Sorting and filtering of groups
You can sort the groups of duplicates using column headers—Name and Number of matches. These column headers contain small arrows pointing up and down. A green arrow pointing up means that column is sorted in ascending order. A green arrow pointing down means that column is sorted in descending order. To change the order, click on the grey arrow in the needed column header.
You can filter the groups of duplicates using the Min matches – Max matches slider. This allows you to focus on groups that contain a specific number of matches. For example, if you have a lot of groups of duplicates, you might want to start with small groups first. To do this, set the desired number of matches using the slider. Once you’ve processed the small groups, you can move on to larger groups by adjusting the slider accordingly.
Discard matches
If you want to change matching rules, modify project filters, or regenerate matches in the deduplication project, you can discard matches. This action does not affect merged golden records.
To discard matches
-
In the upper-right corner of the deduplication project, select Discard matches, and then confirm your choice.
The project status is changed to Ready to generate. Now, you can edit the project as needed and generate matches again.
Edit a deduplication project
You can edit a deduplication project only when its status is Requires configuration or Ready to generate. In other statuses, you need to discard matches before editing the project.

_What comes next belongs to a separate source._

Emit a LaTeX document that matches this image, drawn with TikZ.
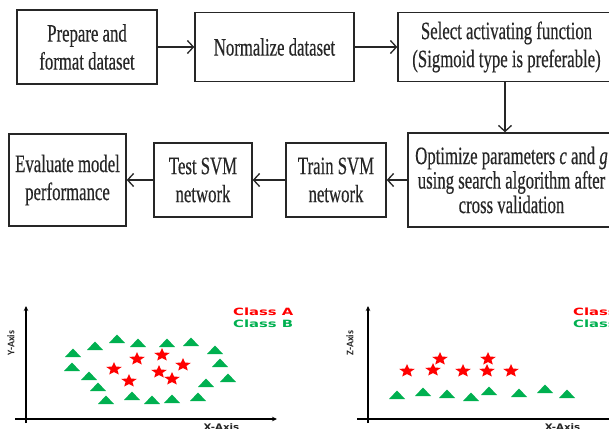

Editing a deduplication project involves two aspects:
-
Editing the project configuration: project name, entity type or advanced filters, and description. For example, if you used advanced filters to narrow down the number of golden records for the project and you have reached the desired matching rules configuration, you can now modify the filters and run the project on the entire set of data.
-
Editing the matching rules configuration: change rule name; add rule; deactivate or delete the rule; modify matching criteria (edit, delete, add).
To edit the project configuration
-
In the upper-right corner of a deduplication project, select Edit.
-
Make the needed changes, and then select Save.
To edit the matching rules configuration
-
On the Matching Rules tab, in the Status column, do one of the following:
-
To change the rule name, select the vertical ellipsis button, and then select Edit name. Enter the new name and save your changes.
-
To deactivate the rule, turn off the toggle. Deactivated rules are not executed during the process of generating matches.
-
To delete the rule, select the vertical ellipsis button, and then select Delete and confirm your choice. If you delete the rule, it cannot be reverted.
-
To modify the matching criteria, expand the rule and select the vertical ellipsis button in the needed row. Then select the needed action: Edit or Delete.
-
You can also add new matching criteria to the rule. To do that, expand the rule, and then select Add Matching Criteria. When you are satisfied with the project and matching rules configuration, proceed to generate matches.
Archive a deduplication project
You can archive a deduplication project if you no longer need it or if you created it by mistake. You can also consider archiving a deduplication project if you’re confident that you won’t need to run it again in the future. Archiving does not affect merges that have been submitted to CluedIn.
After a deduplication project is archived, it cannot be unarchived. Archived deduplication projects remain on the Deduplication page and they are available for viewing. You can archive a deduplication project only when its status is Requires configuration or Ready to generate. In other statuses, you need to discard matches before archiving the project.
To archive a deduplication project
-
In the upper-right corner of a deduplication project, select Edit > Archive. Then, confirm that you want to archive the project.
The status of a deduplication project becomes Archived, and you can no longer work with the project.
Duplicate a deduplication project
Duplicating a deduplication project means creating a new deduplication project with the configuration of the existing project. This configuration includes filters and matching rules but does not include the deduplication activities performed in the project. By activities, we mean generated matches and merges.
You can duplicate a deduplication project if you want to:
- Use the same matching rules for a different set of golden records. In this case, you only need to modify the filters in the duplicated project.
- Use different matching rules for the same set of golden records. In this case, you only need to modify the matching rules in the duplicated project.
Duplication is a beta feature. To access it, go to Administration > Feature Flags, and enable the Duplicate Actions feature.
To duplicate a deduplication project
-
In the list of deduplication projects, find a project that you want to duplicate. Then, open the three-dot menu for the project, and select Duplicate.
-
In Display Name, review the default name of the new project and modify it if needed. The default name is created by adding _duplicate to the name of the project that you’re duplicating.
-
In Filters, review the filters that will be duplicated for the new project.
-
In Matching Rules, review the list of matching rules that will be duplicated for the new project. To view the details of a specific matching rule, select the angle bracket (>) next to the name of the matching rule.
-
Select Duplicate.
The new deduplication project is created, and it has the Ready to generate status. Now, you can modify the deduplication project configuration as needed. When you reach the desired configuration, generate matches, and then start working with the groups of duplicates.